Perhaps due to the bad publicity that came along with the news that Rudin was shutting down local productions of To Kill a Mockingbird, Rudin is now offering those theaters who did cancel their productions the chance to stage the Sorkin adaptation with no fees for use of the new script. This could be an incredible opportunity for these local theaters, since the play on Broadway has been extremely popular and the touring production of Sorkin’s adaptation has not yet been announced. Some theaters might be taking up this offer, but some, including a production originally set to be staged in Marblehead, Mass., have just moved locations to be outside the 25-mile radius per the 1969 contract.

For now, the only legal drama left seems to be that featured within the productions themselves of To Kill a Mockingbird.

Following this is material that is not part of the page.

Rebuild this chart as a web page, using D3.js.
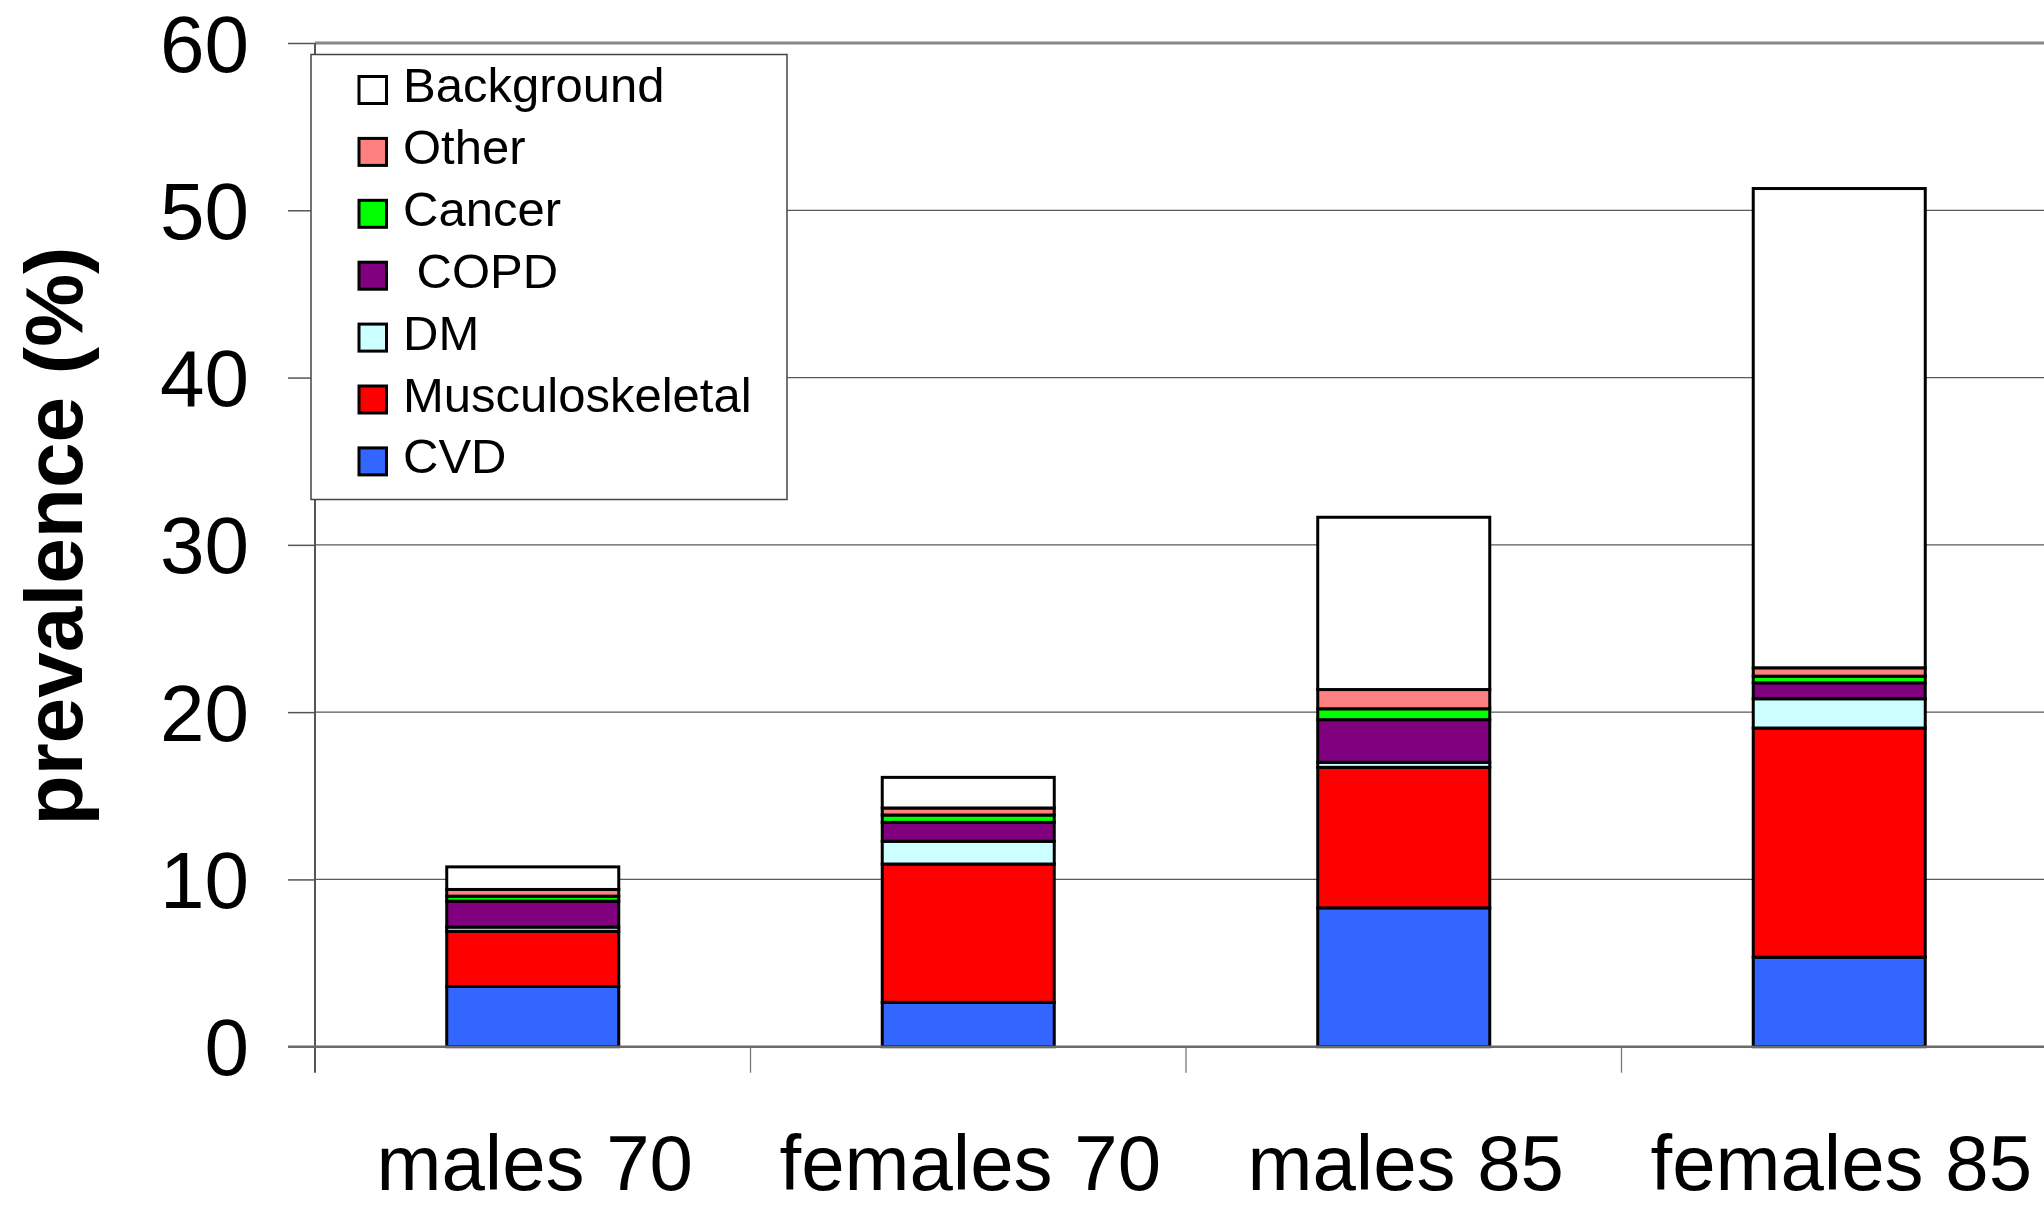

Hopefully there will not be any more legal challenges as the Broadway production continues its successful run and begins planning a touring production and productions abroad. Part of this rests on Dramatic Publishing faithfully following its 1969 contract and only licensing productions according to the rules set out in the contract. If they do not, we are likely to see suits begin again as Rudin plans to continue enforcing his production rights in To Kill a Mockingbird in order to protect the collaborators who worked so hard to put together the Broadway production.